Les diplômes d'éducateurs mériteraient ainsi d'être repensés comme l'a noté M. Louis Dubouchet, responsable d'un cabinet de consultants, devant la commission d'enquête : « une même qualification, un même programme de formation initiale et continue permet de prendre en charge aussi bien un petit mongolien auquel il faut apprendre les formes et les couleurs qu'un mineur réitérant qui rejette la société » .

* 125 Le centre national de formation et d'études de la PJJ (CNFE-PJJ), implanté à Vaucresson (Hauts-de-Seine), organise la formation initiale et continue de tous les agents de la PJJ. Onze pôles territoriaux de formation (PTF) sont placés sous sa direction.

* 126 De 1996 à 2000, l'activité en formation initiale est passée de 563 stagiaires (dont 400 éducateurs) et 55.300 jours-stagiaires à 1.160 stagiaires (dont 1.000 éducateurs) et 135.140 jours-stagiaires, soit un doublement de la charge de travail. De 1998 à 2000, l'activité en formation initiale a augmenté de 72 % en nombre de stagiaires et de 76 % en jours-stagiaires, tandis que l'activité en formation continue augmentait de 56 % en nombre de stagiaires mais baissait de 5 % en jours-stagiaires réalisés (elle a toutefois progressé de 50 % de 1995 à 2000).
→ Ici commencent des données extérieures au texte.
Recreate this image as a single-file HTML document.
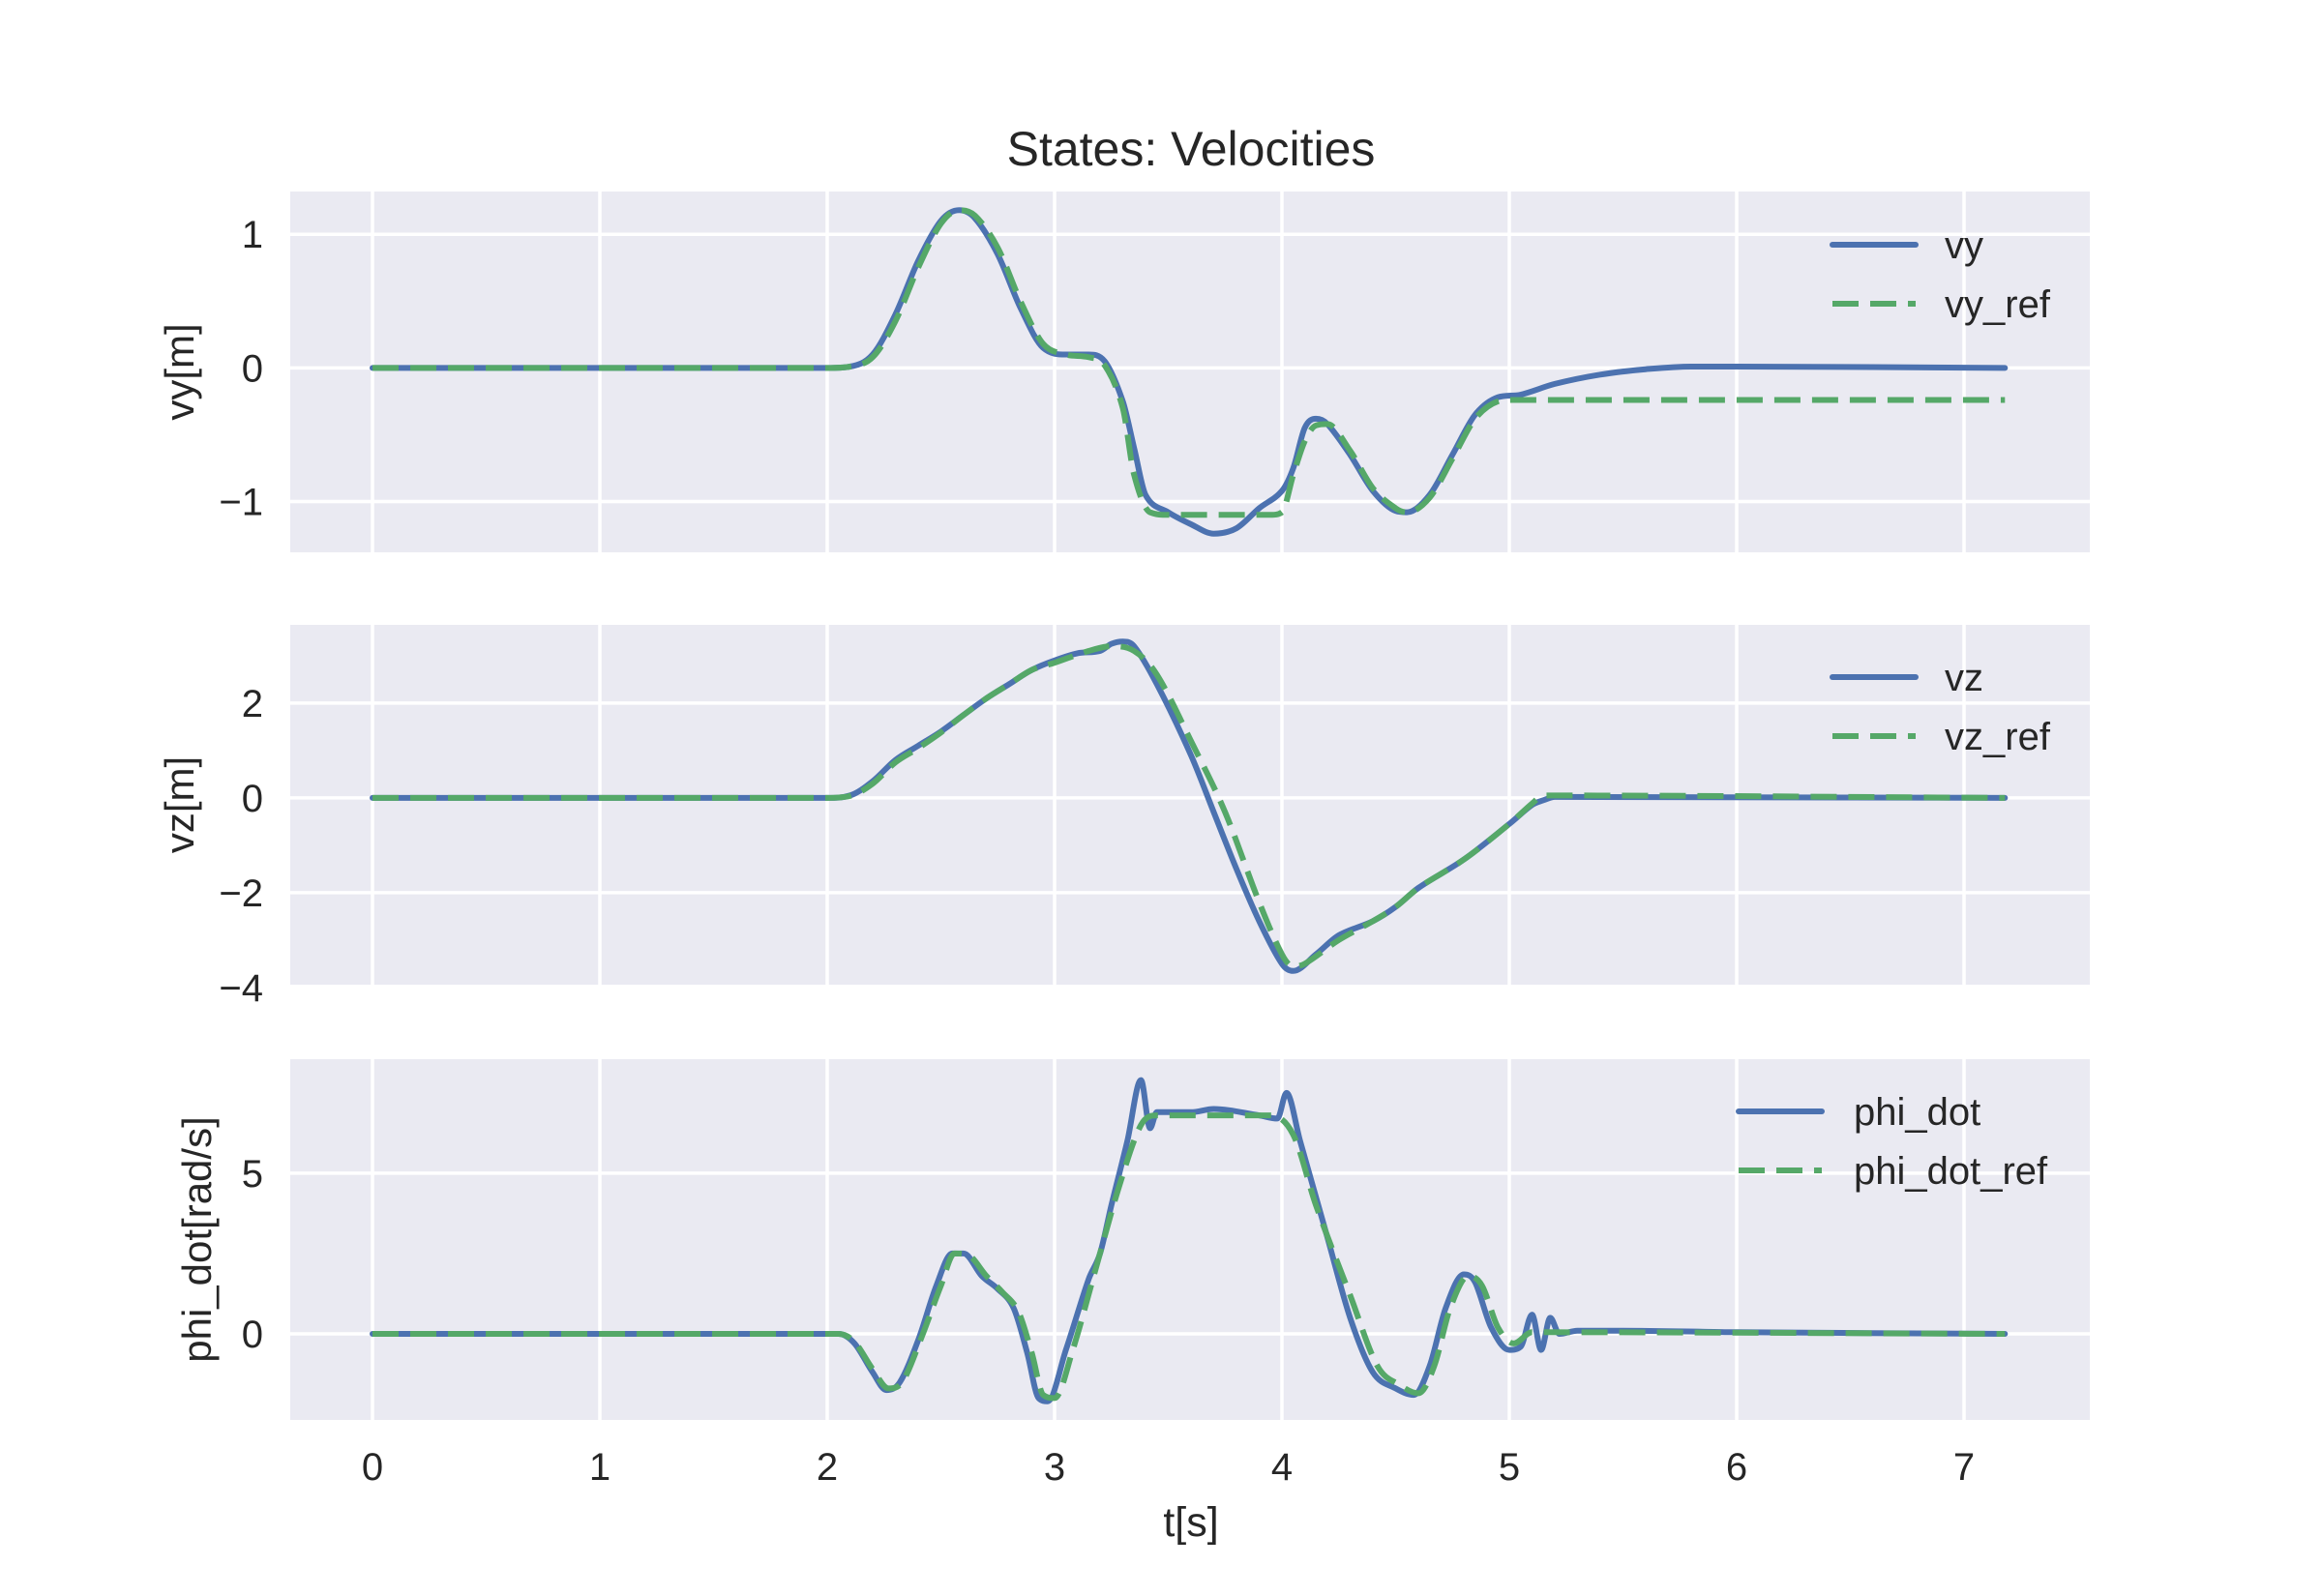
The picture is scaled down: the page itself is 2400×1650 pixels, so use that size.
<!DOCTYPE html>
<html><head><meta charset="utf-8"><style>
html,body{margin:0;padding:0;background:#fff}
svg{display:block;font-family:"Liberation Sans",sans-serif}
</style></head><body>
<svg id="fig" width="2400" height="1650" viewBox="0 0 2400 1650">
<rect width="2400" height="1650" fill="#fff"/>
<text x="1231" y="171" font-size="50" fill="#262626" text-anchor="middle">States: Velocities</text>
<text x="1231" y="1588" font-size="43" fill="#262626" text-anchor="middle">t[s]</text>
</svg>
<script>
const xTicks=[0,1,2,3,4,5,6,7];
const vyT=[0,2.0,2.1,2.2,2.3,2.4,2.5,2.58,2.65,2.75,2.85,2.95,3.05,3.15,3.22,3.3,3.35,3.4,3.5,3.6,3.7,3.8,3.9,4.0,4.05,4.1,4.15,4.2,4.3,4.4,4.5,4.55,4.65,4.75,4.85,4.95,5.05,5.2,5.4,5.6,5.8,6.0,7.18];
const vyV=[0,0,0.01,0.1,0.4,0.8,1.1,1.18,1.12,0.85,0.45,0.15,0.1,0.1,0.05,-0.25,-0.6,-0.95,-1.08,-1.17,-1.24,-1.2,-1.05,-0.92,-0.75,-0.45,-0.38,-0.42,-0.65,-0.92,-1.07,-1.08,-0.95,-0.65,-0.35,-0.22,-0.2,-0.12,-0.05,-0.01,0.01,0.01,0];
const vyRefT=[0,2.0,2.1,2.2,2.3,2.4,2.5,2.58,2.65,2.75,2.85,2.95,3.05,3.15,3.22,3.3,3.35,3.42,3.5,3.95,4.0,4.05,4.1,4.15,4.2,4.3,4.4,4.5,4.55,4.65,4.75,4.85,4.95,5.0,7.18];
const vyRefV=[0,0,0.01,0.08,0.35,0.75,1.08,1.18,1.14,0.9,0.5,0.18,0.1,0.08,0.02,-0.3,-0.8,-1.08,-1.1,-1.1,-1.08,-0.8,-0.55,-0.43,-0.42,-0.62,-0.9,-1.05,-1.08,-0.97,-0.68,-0.38,-0.25,-0.24,-0.24];
const vzT=[0,2.0,2.1,2.2,2.3,2.4,2.5,2.6,2.7,2.8,2.9,3.0,3.1,3.2,3.25,3.3,3.35,3.45,3.6,3.7,3.8,3.9,4.0,4.05,4.15,4.25,4.4,4.5,4.6,4.8,5.0,5.1,5.15,5.2,7.18];
const vzV=[0,0,0.05,0.35,0.8,1.1,1.4,1.75,2.1,2.4,2.7,2.9,3.05,3.1,3.25,3.3,3.2,2.4,0.9,-0.3,-1.5,-2.6,-3.5,-3.65,-3.3,-2.9,-2.6,-2.3,-1.9,-1.3,-0.55,-0.15,-0.05,0.02,0];
const vzRefT=[0,2.0,2.1,2.2,2.3,2.4,2.5,2.6,2.7,2.8,2.9,3.0,3.15,3.25,3.35,3.45,3.6,3.75,3.9,4.0,4.05,4.1,4.25,4.4,4.5,4.6,4.8,5.0,5.1,5.15,5.2,7.18];
const vzRefV=[0,0,0.04,0.3,0.75,1.05,1.38,1.75,2.1,2.4,2.7,2.85,3.1,3.2,3.1,2.6,1.2,-0.3,-2.2,-3.3,-3.55,-3.5,-3.0,-2.6,-2.3,-1.9,-1.3,-0.55,-0.12,0.05,0.05,0];
const phT=[0,2.05,2.12,2.2,2.26,2.32,2.4,2.48,2.55,2.6,2.68,2.75,2.82,2.88,2.93,2.97,3.05,3.15,3.2,3.25,3.32,3.38,3.42,3.45,3.6,3.7,3.9,3.98,4.02,4.08,4.2,4.3,4.4,4.5,4.58,4.65,4.72,4.8,4.85,4.92,5.0,5.05,5.1,5.14,5.18,5.22,5.3,5.5,6.0,7.18];
const phV=[0,0,-0.3,-1.2,-1.75,-1.5,-0.2,1.5,2.5,2.5,1.8,1.4,0.8,-0.6,-2.0,-2.1,-0.5,1.7,2.5,4.0,6.0,7.9,6.4,6.9,6.9,7.0,6.8,6.7,7.5,6.0,3.0,0.5,-1.2,-1.7,-1.9,-1.0,0.8,1.85,1.6,0.2,-0.5,-0.4,0.6,-0.5,0.5,0.0,0.1,0.1,0.05,0];
const phRefT=[0,2.05,2.12,2.2,2.27,2.33,2.41,2.5,2.56,2.62,2.7,2.77,2.84,2.9,2.95,3.0,3.08,3.18,3.28,3.38,3.45,3.95,4.05,4.15,4.3,4.42,4.52,4.6,4.67,4.74,4.82,4.88,4.95,5.02,5.1,7.18];
const phRefV=[0,0,-0.25,-1.1,-1.7,-1.5,-0.2,1.5,2.5,2.45,1.8,1.3,0.7,-0.6,-1.9,-2.0,-0.5,2.0,4.5,6.5,6.8,6.8,6.2,4.0,1.2,-1.0,-1.6,-1.85,-1.0,0.8,1.8,1.5,0.2,-0.3,0.05,0];

const NS='http://www.w3.org/2000/svg';
const svg=document.getElementById('fig');
const X0=300,X1=2160,XMIN=-0.3617,XMAX=7.5532;
function xs(t){return X0+(t-XMIN)/(XMAX-XMIN)*(X1-X0);}
function mk(tag,attrs){const e=document.createElementNS(NS,tag);for(const k in attrs)e.setAttribute(k,attrs[k]);svg.appendChild(e);return e;}
function smooth(P){
 const n=P.length,m=[];
 for(let i=0;i<n;i++){
  const a=P[Math.max(0,i-1)],b=P[Math.min(n-1,i+1)];
  let s=(b[1]-a[1])/(b[0]-a[0]);
  if(i>0&&i<n-1){
   const s1=(P[i][1]-P[i-1][1])/(P[i][0]-P[i-1][0]),s2=(P[i+1][1]-P[i][1])/(P[i+1][0]-P[i][0]);
   if(s1*s2<=0)s=0;
   else{const lim=3*Math.min(Math.abs(s1),Math.abs(s2));if(Math.abs(s)>lim)s=Math.sign(s)*lim;}
  }
  m.push(s);
 }
 let d='M'+P[0][0].toFixed(1)+','+P[0][1].toFixed(1);
 for(let i=0;i<n-1;i++){
  const dx=(P[i+1][0]-P[i][0])/3;
  d+=' C'+(P[i][0]+dx).toFixed(1)+','+(P[i][1]+m[i]*dx).toFixed(1)+' '+(P[i+1][0]-dx).toFixed(1)+','+(P[i+1][1]-m[i+1]*dx).toFixed(1)+' '+P[i+1][0].toFixed(1)+','+P[i+1][1].toFixed(1);
 }
 return d;
}

const panels=[
 {top:198,bot:571,ymin:-1.38,ymax:1.32,ticks:[-1,0,1],label:'vy[m]',s:[[vyT,vyV,'vy'],[vyRefT,vyRefV,'vy_ref']],leg:[1894,253,2010],key:'vy',lx:200},
 {top:646,bot:1018,ymin:-3.94,ymax:3.65,ticks:[-4,-2,0,2],label:'vz[m]',s:[[vzT,vzV,'vz'],[vzRefT,vzRefV,'vz_ref']],leg:[1894,700,2010],key:'vz',lx:200},
 {top:1095,bot:1468,ymin:-2.68,ymax:8.55,ticks:[0,5],label:'phi_dot[rad/s]',s:[[phT,phV,'phi_dot'],[phRefT,phRefV,'phi_dot_ref']],leg:[1797,1149,1916],key:'phi-dot',lx:218}
];
panels.forEach((p,pi)=>{
 const ys=v=>p.bot-(v-p.ymin)/(p.ymax-p.ymin)*(p.bot-p.top);
 const bg=mk('rect',{x:X0,y:p.top,width:X1-X0,height:p.bot-p.top,fill:'#EAEAF2'});
 
 
 xTicks.forEach(t=>{
  const g=mk('line',{x1:xs(t),x2:xs(t),y1:p.top,y2:p.bot,stroke:'#fff','stroke-width':3.5});
  
  
  if(pi===2){
   const tl=mk('text',{x:xs(t),y:1530,'font-size':40,fill:'#262626','text-anchor':'middle'});
   tl.textContent=String(t);
   
   
  }
 });
 p.ticks.forEach(v=>{
  const g=mk('line',{x1:X0,x2:X1,y1:ys(v),y2:ys(v),stroke:'#fff','stroke-width':3.5});
  
  
  const tl=mk('text',{x:272,y:ys(v)+14,'font-size':40,fill:'#262626','text-anchor':'end'});
  tl.textContent=v<0?'\u2212'+Math.abs(v):String(v);
  
  
 });
 const cy=(p.top+p.bot)/2;
 const yl=mk('text',{x:0,y:0,'font-size':42,fill:'#262626','text-anchor':'middle',transform:`translate(${p.lx},${cy}) rotate(-90)`});
 yl.textContent=p.label;
 
 
 p.s.forEach((s,si)=>{
  const P=s[0].map((t,i)=>[xs(t),ys(s[1][i])]);
  const a={d:smooth(P),fill:'none',stroke:si?'#55A868':'#4C72B0','stroke-width':6,'stroke-linejoin':'round','stroke-linecap':si?'butt':'round'};
  if(si)a['stroke-dasharray']='27 12';
  const l=mk('path',a);
  
  
  const ly=p.leg[1]+si*61;
  const la={x1:p.leg[0],x2:p.leg[0]+86,y1:ly,y2:ly,stroke:si?'#55A868':'#4C72B0','stroke-width':6,'stroke-linecap':si?'butt':'round'};
  if(si)la['stroke-dasharray']='27 12';
  const ll=mk('line',la);
  
  
  const lt=mk('text',{x:p.leg[2],y:ly+14,'font-size':40,fill:'#262626'});
  lt.textContent=s[2];
  
  
 });
});
</script>
</body></html>
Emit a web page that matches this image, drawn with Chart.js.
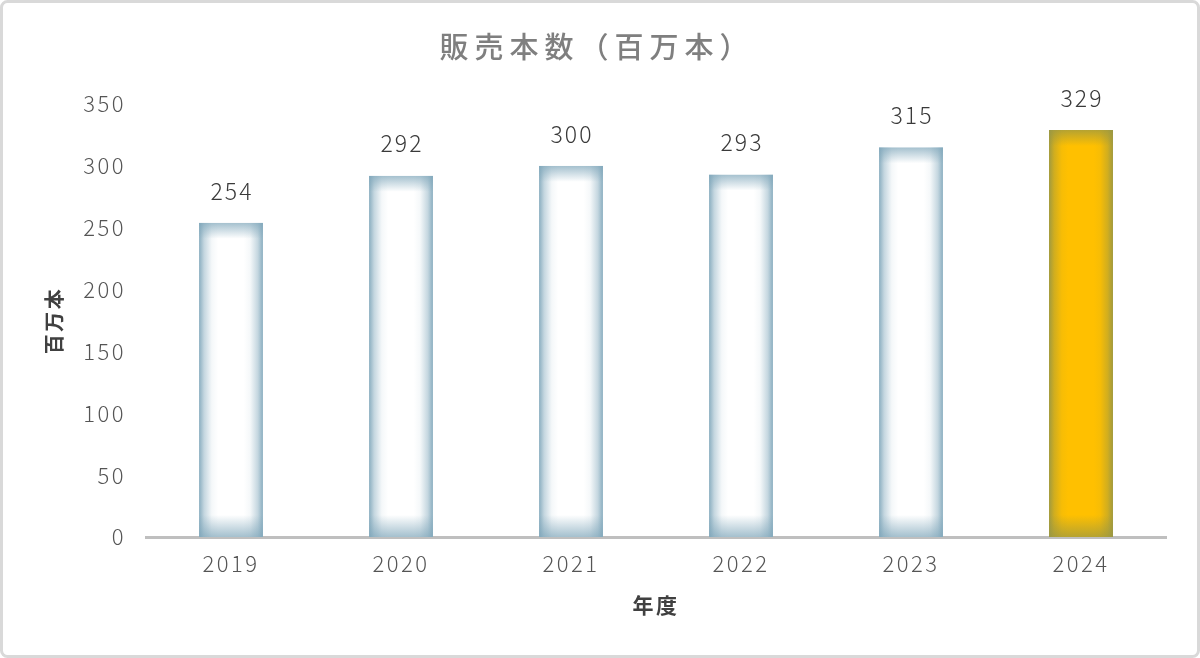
<!DOCTYPE html>
<html>
<head>
<meta charset="utf-8">
<script src="https://cdn.jsdelivr.net/npm/chart.js@4.4.1/dist/chart.umd.min.js"></script>
<style>
  html, body { margin: 0; padding: 0; background: #fff; }
  #wrap { width: 1200px; height: 658px; position: relative; }
</style>
</head>
<body>
<div id="wrap"><canvas id="chart" width="1200" height="658"></canvas></div>
<script>
// data
const years = ['2019', '2020', '2021', '2022', '2023', '2024'];
const unitsSold = [254, 292, 300, 293, 315, 329];
const chartTitle = '販売本数（百万本）';
const yTitle = '百万本';
const xTitle = '年度';

const FONT = '"Noto Sans CJK JP", "Noto Sans", sans-serif';
const highlight = years.length - 1; // 2024 is gold

// frame + title, and spaced-out axis text
const framePlugin = {
  id: 'frame',
  beforeDraw(chart) {
    const ctx = chart.ctx;
    ctx.save();
    ctx.fillStyle = '#fff';
    ctx.fillRect(0, 0, chart.width, chart.height);
    ctx.strokeStyle = '#d9d9d9';
    ctx.lineWidth = 3;
    ctx.beginPath();
    ctx.roundRect(1.5, 1.5, chart.width - 3, chart.height - 3, 6);
    ctx.stroke();
    ctx.restore();
    ctx.letterSpacing = '2.5px';
  },
  beforeDatasetsDraw(chart) {
    chart.ctx.letterSpacing = '0px';
  },
  afterDraw(chart) {
    const ctx = chart.ctx;
    ctx.save();
    ctx.font = '500 29px ' + FONT;
    ctx.letterSpacing = '6px';
    ctx.fillStyle = '#7f7f7f';
    ctx.textAlign = 'center';
    ctx.textBaseline = 'middle';
    ctx.fillText(chartTitle, 597, 47);
    ctx.restore();
  }
};

// edge shading on each bar, then value labels
const barLook = {
  id: 'barLook',
  afterDatasetsDraw(chart) {
    const ctx = chart.ctx;
    const meta = chart.getDatasetMeta(0);
    meta.data.forEach((bar, i) => {
      const left = bar.x - bar.width / 2;
      const w = bar.width;
      const top = bar.y, h = bar.base - bar.y;
      const gold = i === highlight;
      const edge = gold ? 'rgba(150,150,70,' : 'rgba(125,165,185,';
      ctx.save();
      ctx.beginPath();
      ctx.rect(left, top, w, h);
      ctx.clip();
      // sides
      const g = ctx.createLinearGradient(left, 0, left + w, 0);
      g.addColorStop(0, edge + '0.9)');
      g.addColorStop(0.08, edge + '0.45)');
      g.addColorStop(0.2, edge + '0.08)');
      g.addColorStop(0.3, edge + '0)');
      g.addColorStop(0.7, edge + '0)');
      g.addColorStop(0.8, edge + '0.08)');
      g.addColorStop(0.92, edge + '0.45)');
      g.addColorStop(1, edge + '0.9)');
      ctx.fillStyle = g;
      ctx.fillRect(left, top, w, h);
      // top
      const gt = ctx.createLinearGradient(0, top, 0, top + 16);
      gt.addColorStop(0, edge + '0.7)');
      gt.addColorStop(1, edge + '0)');
      ctx.fillStyle = gt;
      ctx.fillRect(left, top, w, 16);
      // bottom
      const gb = ctx.createLinearGradient(0, bar.base, 0, bar.base - 22);
      gb.addColorStop(0, edge + '0.7)');
      gb.addColorStop(1, edge + '0)');
      ctx.fillStyle = gb;
      ctx.fillRect(left, bar.base - 22, w, 22);
      ctx.restore();

      ctx.save();
      ctx.font = '300 23px ' + FONT;
      ctx.letterSpacing = '2px';
      ctx.fillStyle = '#3a3a3a';
      ctx.textAlign = 'center';
      ctx.textBaseline = 'middle';
      ctx.fillText(String(unitsSold[i]), bar.x + 1, bar.y - 32);
      ctx.restore();
    });
  }
};

new Chart(document.getElementById('chart'), {
  type: 'bar',
  data: {
    labels: years,
    datasets: [{
      data: unitsSold,
      backgroundColor: years.map((y, i) => i === highlight ? '#ffc000' : '#ffffff'),
      borderWidth: 0,
      barPercentage: 0.376,
      categoryPercentage: 1
    }]
  },
  options: {
    responsive: false,
    animation: false,
    layout: { padding: { top: 104, right: 34, left: 0, bottom: 0 } },
    plugins: {
      legend: { display: false },
      tooltip: { enabled: false },
      title: { display: false }
    },
    scales: {
      x: {
        grid: { display: false, drawTicks: false },
        border: { display: true, color: '#bfbfbf', width: 3 },
        ticks: { color: '#555555', font: { family: FONT, size: 22, weight: 300 }, padding: 13 },
        title: {
          display: true, text: xTitle, color: '#404040',
          font: { family: FONT, size: 21, weight: 'bold' },
          padding: { top: 0, bottom: 40 }
        },
        afterFit(scale) { scale.height = 121; }
      },
      y: {
        min: 0, max: 350,
        grid: { display: false, drawTicks: false },
        border: { display: false },
        ticks: { stepSize: 50, color: '#555555', font: { family: FONT, size: 22, weight: 300 }, padding: 20 },
        title: {
          display: true, text: yTitle, color: '#404040',
          font: { family: FONT, size: 20, weight: 'bold' },
          padding: { top: 42, bottom: 0 }
        },
        afterFit(scale) { scale.width = 146; }
      }
    }
  },
  plugins: [framePlugin, barLook]
});
</script>
</body>
</html>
* 127 D'une part, l'articulation entre les différentes approches disciplinaires n'est pas suffisamment pensée ; d'autre part, les différents temps et modalités de formations se succèdent sans que l'éducateur stagiaire en perçoive le sens et le lien (amphithéâtre, travail en groupe de vingt, enquêtes, travaux écrits, approches thématiques, etc.).

* 128 Rapport Arcône sur la formation initiale des éducateurs.

* 129 Les éducateurs sont tenus de consacrer 10 jours par an à la « formation continuée obligatoire » dans les deux années suivant leur titularisation. Le comité technique paritaire national du 9 juillet 2001 en dresse un bilan mitigé : l'absentéisme des éducateurs est important. Quant à la formation continue, elle a souffert de la multiplication des sessions de formation initiale : à de nombreuses reprises, il a été impossible d'héberger les stagiaires en formation continue, avec pour conséquence un taux de désistement jamais atteint.